# New Tool



## Yakcraz (Sep 19, 2017)

Anyone ever used one of these? I have a net & a gaff, but when I saw these I had to have one!
http://www.leadergrabber.com


----------



## kidsoncoffee (Jun 14, 2018)

Website is kinda shitty. None of the videos load for me and the how to link doesn't link to any how to info. I assume you tie a line to the round punch out and slide down your line where the opening can go over your barrel swivel then pull it tight to pick up on the swivel instead of the reel's line?


----------



## kingfish501 (Oct 7, 2007)

Flat tool, 15 mile an hour winds, 2-3'waves, big king or cobia twisting and turning....

What could possibly go wrong?


----------



## Yakcraz (Sep 19, 2017)

kidsoncoffee said:


> Website is kinda shitty. None of the videos load for me and the how to link doesn't link to any how to info. I assume you tie a line to the round punch out and slide down your line where the opening can go over your barrel swivel then pull it tight to pick up on the swivel instead of the reel's line?

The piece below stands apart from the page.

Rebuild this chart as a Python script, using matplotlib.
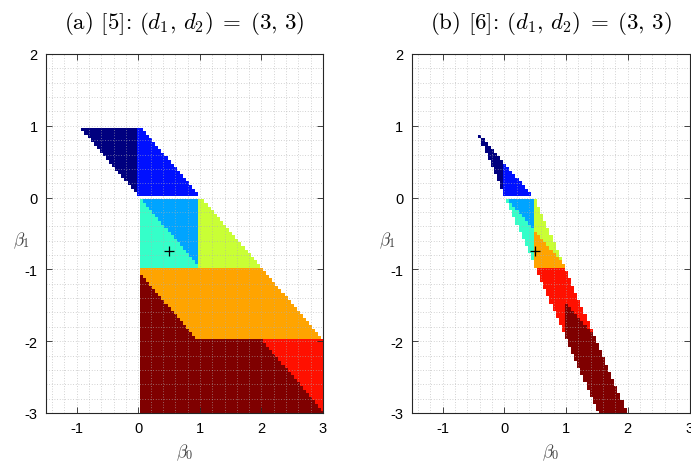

Yea that’s how it’s designed to be used. Sorry I didn’t realize the website was that bad now. I’ve had mine for a few years now & only used it a few times, but it works!!!


----------



## Yakcraz (Sep 19, 2017)

kingfish501 said:


> Flat tool, 15 mile an hour winds, 2-3'waves, big king or cobia twisting and turning....
> 
> What could possibly go wrong?


Yea I probably wouldn’t use it for a king or cobia probably just stick with the gaff for that. I’ve actually never used it to lift up anything although I’m sure if you had a wire leader & the hook didn’t pull it would work fine. We have used it a few times to walk sharks down the pier to the sand for pics & release & it worked surprisingly well. It hooks on & slides down the line so you really don’t have to worry about the wind.


----------



## kingfish501 (Oct 7, 2007)

Moot point, since at PB pier, we can't shark fish, nor beach them from the pier.


----------



## MrFish (Aug 21, 2009)

kingfish501 said:


> Moot point, since at PB pier, we can't shark fish, nor beach them from the pier.


What if you catch one as bycatch and you aren't very good at breaking them off?:whistling:


----------



## Yakcraz (Sep 19, 2017)

kingfish501 said:


> Moot point, since at PB pier, we can't shark fish, nor beach them from the pier.


True but Navarre is just down the road & there’s been a crew out there shark fishing almost every night that I’ve ever gone there!!!


----------



## kingfish501 (Oct 7, 2007)

MrFish said:


> What if you catch one as bycatch and you aren't very good at breaking them off?:whistling:


Better carry a knife then. Quick way to get banned.


----------